Улыбнувшись ей, Кристиан поспешил в комнату Берты.
Его беспокоило ее состояние — после всего, что наговорил ей Вайс, наверняка в дело снова пошло вино.
Пьяной Берта становилась все чаще, а в таком состоянии она была плаксивой и раздражительной.
Кристиан толкнул дверь в ее будуар, прошел в спальню и замер на пороге.
Берта, совершенно недвижимая, лежала на кровати. На столике рядом находились открытая бутылка вина и перевернутый бокал. Сначала показалось, что она спит, но тут Кристиан увидел пузырек морфия, который доктор прописал Берте от мигреней.
Он был пуст.
ГЛАВА 32
В предрассветных сумерках Кристиан, сидя подле постели Берты, вспоминал про маму.
Ощущение болезни и беды, распростертое на кровати тело и ночные бдения словно бы стерли прошедшие годы, и он снова ощущал себя маленьким растерянным мальчиком.
Доктор дремал здесь же, в кресле.
Εще до его приезда Кристиан влил в горло Берты целый графин воды с содой, вызывая рвоту, а потом доктор еще несколько раз очистил ее желудок, и теперь характерный кислый запах висел в воздухе, хоть Мориц и успел тщательно убраться и сменить постельное белье.

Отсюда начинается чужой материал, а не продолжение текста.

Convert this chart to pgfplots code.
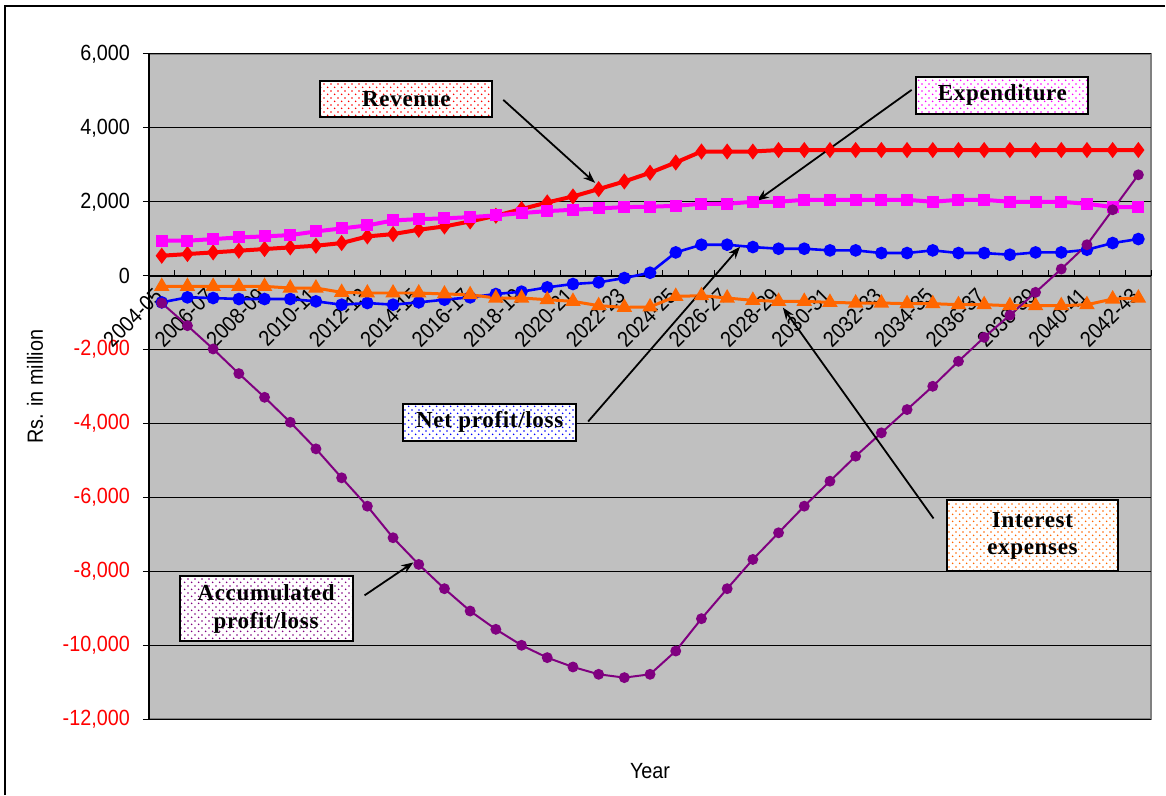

После рвоты Берту начало бить в судорогах, и пришлось крепко удерживать ее, а потом несколько часов тормошить и не позволять заснуть, пока доктор, наконец, не решил, что кризис прошел.
Однако каковы будут последствия, пока оставалось непонятным.
Кристиан чувствовал себя разбитым и усталым, но все это меркло перед неудержимой яростью.
Он злился на всех: на себя, что оставил Берту одну, на Берту, которая не подумала о детях, но больше всего — на Маттиаса Вайса. Снова и снова он приносил горе в его дом, и пора было это прекратить любым способом.
Тяжело встав, Кристиан вышел в коридор и едва не споткнулся о Хельгу, которая сидела на полу, обхватив руками колени, завернутые в толстую ночную рубашку.